Heat Wave set to Drive Peak Electricity Demand Through the Roof
As professional tennis players collapse and ball girls are treated for heat stress at the Australian Open, Melbournites, and those living in the rest of south-east Australia, shelter from the oppressive heat wave sweeping the region in air-conditioned homes and offices.
And where there is air-conditioning, there’s power use.
According to the Energy Supply Association of Australia, Victoria and South Australia may see new records set for peak electricity demands over the next few days.
Electricity demand is highest at the end of a run of three or more hot days, when a relentless heat wave such as the one south-east Australia is experiencing becomes inescapable.

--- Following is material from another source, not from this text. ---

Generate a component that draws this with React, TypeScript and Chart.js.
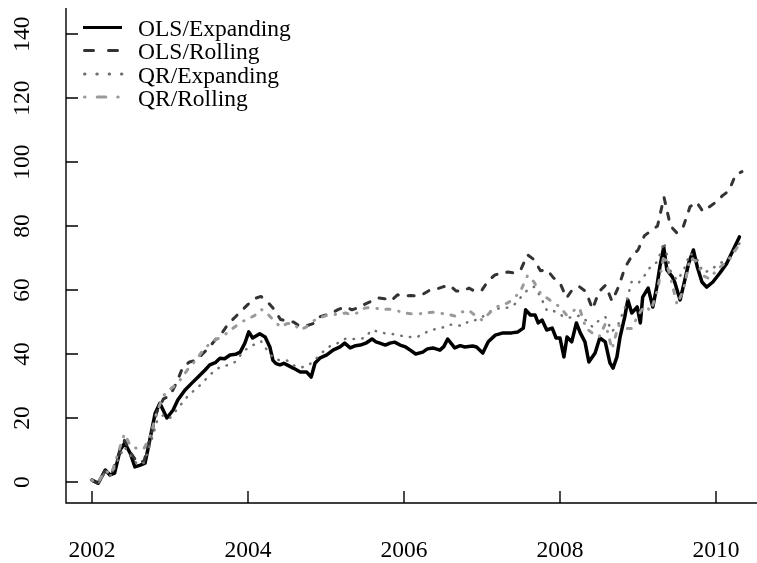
import React, { useEffect, useRef } from 'react';
import { Chart, registerables } from 'chart.js';

Chart.register(...registerables);

// OLS/Expanding: dates (decimal years) and values
const olsExpandingDates = [
  2002.00, 2002.08, 2002.17, 2002.23, 2002.29, 2002.36, 2002.42, 2002.49, 2002.55, 2002.62,
  2002.68, 2002.74, 2002.81, 2002.87, 2002.96, 2003.04, 2003.10, 2003.19, 2003.28, 2003.36,
  2003.45, 2003.51, 2003.58, 2003.64, 2003.70, 2003.77, 2003.84, 2003.90, 2003.96, 2004.01,
  2004.06, 2004.15, 2004.22, 2004.28, 2004.32, 2004.36, 2004.41, 2004.46, 2004.50, 2004.58,
  2004.67, 2004.75, 2004.81, 2004.86, 2004.92, 2005.01, 2005.09, 2005.18, 2005.24, 2005.31,
  2005.38, 2005.44, 2005.52, 2005.59, 2005.64, 2005.69, 2005.76, 2005.82, 2005.88, 2005.95,
  2006.02, 2006.08, 2006.15, 2006.24, 2006.30, 2006.37, 2006.46, 2006.51, 2006.56, 2006.65,
  2006.72, 2006.78, 2006.88, 2006.93, 2007.01, 2007.08, 2007.17, 2007.27, 2007.38, 2007.46,
  2007.53, 2007.56, 2007.62, 2007.68, 2007.72, 2007.77, 2007.83, 2007.90, 2007.95, 2008.00,
  2008.05, 2008.09, 2008.15, 2008.21, 2008.26, 2008.32, 2008.37, 2008.45, 2008.51, 2008.58,
  2008.64, 2008.68, 2008.73, 2008.77, 2008.83, 2008.87, 2008.92, 2008.99, 2009.03, 2009.06,
  2009.13, 2009.19, 2009.24, 2009.28, 2009.33, 2009.37, 2009.44, 2009.47, 2009.54, 2009.60,
  2009.65, 2009.71, 2009.76, 2009.82, 2009.88, 2009.96, 2010.05, 2010.14, 2010.22, 2010.30,
];
const olsExpanding = [
  0.6, -0.4, 3.75, 2.2, 2.8, 10, 12.2, 9, 4.7, 5.3,
  5.9, 13, 21.5, 24.6, 20, 22.5, 25.6, 28.7, 30.9, 32.8,
  35, 36.6, 37.3, 38.7, 38.5, 39.7, 39.9, 40.6, 43.4, 46.9,
  45, 46.3, 45.3, 42.2, 38, 37, 36.6, 37.1, 36.6, 35.6,
  34.4, 34.4, 32.8, 37.2, 38.7, 39.7, 41.2, 42.2, 43.4, 41.9,
  42.6, 42.8, 43.5, 44.7, 43.8, 43.4, 42.8, 43.4, 43.7, 42.8,
  42.2, 41.2, 40, 40.6, 41.6, 41.9, 41.2, 42.3, 44.7, 41.9,
  42.6, 42.2, 42.5, 42.2, 40.3, 43.8, 45.9, 46.6, 46.6, 46.9,
  48.1, 53.8, 52.2, 52.2, 49.7, 50.6, 47.5, 48.1, 45, 45,
  39.1, 45.3, 43.8, 49.7, 46.6, 43.8, 37.5, 40.3, 45, 43.8,
  37.2, 35.6, 39.1, 45.3, 51.6, 56.9, 52.8, 54.7, 49.7, 57.8,
  60.6, 54.7, 60.9, 67.2, 73.4, 66.3, 64.1, 62.5, 56.9, 63.1,
  68.4, 72.5, 67.2, 62.5, 60.9, 62.5, 65.3, 68.4, 72.5, 76.6,
];

// Other series: monthly observations starting January 2002
const START_YEAR = 2002;
const MONTHS_PER_YEAR = 12;

const olsRolling = [
  0.5, -0.5, 3.5, 2.5, 8, 13, 9, 6, 6.5, 14, 22, 26,
  27, 31, 36, 37.5, 38, 40, 42, 44.5, 46.6, 49.5, 51.5, 53.5,
  55.5, 57.3, 58, 56.3, 54, 50.8, 50.3, 50, 48.6, 48.8, 49.5, 51.6,
  52.2, 53, 54, 54.7, 53.8, 54.5, 55.6, 56.5, 57.5, 57.3, 56.6, 58.5,
  58.1, 58.3, 58.1, 58.8, 60, 60.3, 61, 61.5, 59.7, 59.7, 60.6, 59.5,
  60, 63, 64.7, 65.3, 65.6, 65.3, 66.5, 71, 69.5, 66, 66.3, 63.8,
  62.2, 57.5, 60.4, 61, 59.5, 54, 59.5, 61.5, 56.5, 61, 67, 70.5,
  72.5, 77, 78.5, 80, 89, 80, 77.8, 80, 86, 87.5, 84.5, 86,
  87.5, 89.5, 91, 96, 97,
];

const qrExpanding = [
  0.5, -0.5, 3, 2, 7, 11, 8, 5.5, 6, 12, 19, 21,
  20, 22.5, 25, 27.5, 29, 31, 33.2, 35, 36.3, 36.5, 37.5, 40,
  42, 43, 44, 41, 38.5, 38, 38, 36.5, 35.7, 36.2, 37.5, 39.7,
  41.5, 43, 43.5, 44.8, 44.7, 44.7, 45, 47.5, 47, 46.5, 46.3, 46,
  45.5, 45.3, 45.3, 46.3, 47.5, 47.8, 48.3, 49.2, 49, 48.8, 50.3, 50.6,
  51.5, 53, 54, 54.4, 54.5, 55.5, 57.8, 60, 61, 58, 53.5, 53.5,
  52.3, 51.3, 51.5, 52, 50.5, 48.5, 50.5, 51.5, 47, 49.5, 54.5, 62.5,
  62, 64.5, 67.5, 68.8, 75, 66, 63, 66, 71.5, 70, 65.5, 66,
  67.5, 68.8, 70, 73, 75.5,
];

const qrRolling = [
  0.5, 0, 3.5, 2.5, 9, 15, 11, 10.5, 10.5, 14.5, 22, 27,
  29, 30.5, 33, 36, 38, 41, 43, 44.5, 45.3, 47, 48.5, 50,
  51, 52, 54, 52.5, 50.5, 48.4, 49.5, 49.5, 47.5, 48.5, 50.3, 51.3,
  52, 52.2, 52.6, 52.8, 52.3, 53, 54.4, 54.5, 54.2, 54, 54, 53.5,
  52.8, 52.6, 52.5, 52.7, 53, 53.1, 52.6, 52.3, 51.8, 53.2, 53.6, 52,
  50.6, 52.5, 54.5, 55.3, 56, 57.5, 60, 64.5, 62.5, 59, 57.5, 56,
  54.7, 52.2, 53.5, 54.4, 48, 46.5, 45.3, 49.5, 41.5, 49, 48, 48,
  52, 55, 53.5, 60, 71, 64, 55.5, 60, 70, 69, 64.5, 63.5,
  66, 67.8, 69.4, 72.5, 75.5,
];

const monthlyDates = olsRolling.map((_, i) => START_YEAR + i / MONTHS_PER_YEAR);

const seriesLabels = ['OLS/Expanding', 'OLS/Rolling', 'QR/Expanding', 'QR/Rolling'];
const seriesDates = [olsExpandingDates, monthlyDates, monthlyDates, monthlyDates];
const seriesValues = [olsExpanding, olsRolling, qrExpanding, qrRolling];

const xTicks = [2002, 2004, 2006, 2008, 2010];
const yTicks = [0, 20, 40, 60, 80, 100, 120, 140];

// styles
const colors = ['#000000', '#333333', '#707070', '#9a9a9a'];
const lineWidths = [3.5, 3, 2.5, 3];
const dashes: number[][] = [[], [6, 10], [0.5, 8.2], [0.5, 8.5, 4, 9]];
const legendWidths = [3, 3, 3, 3];
const legendStart = [83, 84.5, 84.5, 84.5];
const legendDashes: number[][] = [[], [9, 15], [0.5, 11.8], [0.5, 12.2, 8.6, 11.9]];

const FONT = '23.5px "Liberation Serif", "Times New Roman", "DejaVu Serif", serif';

const W = 757;
const H = 563;

const axesPlugin = {
  id: 'rStyleAxes',
  afterDraw(chart: any) {
    const { ctx, chartArea: a, scales } = chart;
    const xs = scales.x;
    const ys = scales.y;
    ctx.save();
    ctx.strokeStyle = '#000';
    ctx.lineWidth = 1.4;
    ctx.lineCap = 'butt';
    ctx.setLineDash([]);
    ctx.beginPath();
    ctx.moveTo(a.left, a.top);
    ctx.lineTo(a.left, a.bottom);
    ctx.lineTo(a.right, a.bottom);
    ctx.stroke();
    ctx.beginPath();
    xs.ticks.forEach((t: any) => {
      const px = xs.getPixelForValue(t.value);
      ctx.moveTo(px, a.bottom);
      ctx.lineTo(px, a.bottom - 12);
    });
    ys.ticks.forEach((t: any) => {
      const py = ys.getPixelForValue(t.value);
      ctx.moveTo(a.left, py);
      ctx.lineTo(a.left + 12, py);
    });
    ctx.stroke();

    ctx.fillStyle = '#000';
    ctx.font = FONT;
    ctx.textAlign = 'center';
    ctx.textBaseline = 'alphabetic';
    xs.ticks.forEach((t: any) => {
      const px = xs.getPixelForValue(t.value);
      ctx.fillText(String(t.value), px, 557);
    });
    ys.ticks.forEach((t: any) => {
      const py = ys.getPixelForValue(t.value);
      ctx.save();
      ctx.translate(29, py);
      ctx.rotate(-Math.PI / 2);
      ctx.fillText(String(t.value), 0, 0);
      ctx.restore();
    });

    // legend
    const rowsY = [27.5, 50.5, 74, 97];
    seriesLabels.forEach((label, i) => {
      const ly = rowsY[i];
      ctx.strokeStyle = colors[i];
      ctx.lineWidth = legendWidths[i];
      ctx.lineCap = i === 0 ? 'butt' : 'round';
      ctx.setLineDash(legendDashes[i]);
      ctx.beginPath();
      ctx.moveTo(legendStart[i], ly);
      ctx.lineTo(122, ly);
      ctx.stroke();
      ctx.setLineDash([]);
      ctx.textAlign = 'left';
      ctx.fillStyle = '#000';
      ctx.fillText(label, 138, ly + 8.5);
    });
    ctx.restore();
  },
};

export default function App() {
  const ref = useRef<HTMLCanvasElement | null>(null);

  useEffect(() => {
    if (!ref.current) return;
    const datasets = seriesLabels.map((label, i) => ({
      label,
      data: seriesDates[i].map((d, j) => ({ x: d, y: seriesValues[i][j] })),
      borderColor: colors[i],
      backgroundColor: colors[i],
      borderWidth: lineWidths[i],
      borderDash: dashes[i],
      borderCapStyle: 'round' as const,
      borderJoinStyle: 'round' as const,
      pointRadius: 0,
      tension: 0,
      fill: false,
      order: seriesLabels.length - i,
    }));
    const chart = new Chart(ref.current, {
      type: 'line',
      data: { datasets },
      options: {
        animation: false,
        responsive: false,
        maintainAspectRatio: false,
        devicePixelRatio: 1,
        layout: { padding: { top: 8, left: 0, right: 0, bottom: 0 } },
        plugins: {
          legend: { display: false },
          tooltip: { enabled: false },
          title: { display: false },
        },
        scales: {
          x: {
            type: 'linear',
            min: 2002 - 26 / 78,
            max: 2002 + (757 - 92) / 78,
            grid: { display: false },
            border: { display: false },
            ticks: { display: false },
            afterBuildTicks: (s: any) => {
              s.ticks = xTicks.map((v) => ({ value: v }));
            },
            afterFit: (s: any) => {
              s.height = H - 503;
            },
          },
          y: {
            type: 'linear',
            min: -(503 - 482) / 3.2,
            max: (482 - 8) / 3.2,
            grid: { display: false },
            border: { display: false },
            ticks: { display: false },
            afterBuildTicks: (s: any) => {
              s.ticks = yTicks.map((v) => ({ value: v }));
            },
            afterFit: (s: any) => {
              s.width = 66;
            },
          },
        },
      } as any,
      plugins: [axesPlugin],
    });
    return () => chart.destroy();
  }, []);

  return (
    <div style={{ position: 'absolute', left: 0, top: 0, width: W, height: H, background: '#fff' }}>
      <canvas ref={ref} width={W} height={H} style={{ display: 'block', width: W, height: H }} />
    </div>
  );
}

This is mainly due to building materials, such as concrete and brick, exhibiting properties of thermal lag and taking a few days to heat up and reach air temperature. So although the temperature may remain fairly constant, by the third day, being indoors doesn’t offer much protection from the heat. By the time this occurs, most people have switched on their air-conditioners.
Victorian Electricity Demand (Source: AMEO)
South Australian Electricity Demand (Source: AMEO)
Based on current weather forecasts, electricity demand is expected to increase tomorrow (Thursday, 16 January) in both states by the Australian Energy Market Operator (AEMO). Yesterday the maximum demand for electricity peaked at 10,151 MW in Victoria and South Australia peaked at 3,046 MW. These are the highest peaks in electricity demand since the record was set at 10,415MW on 29 January 2009 in Victoria and 3,385MW on 31 January 2011 in South Australia.
Last night (14 January) was Melbourne's warmest night since 1997 with a low of 28.6˚C.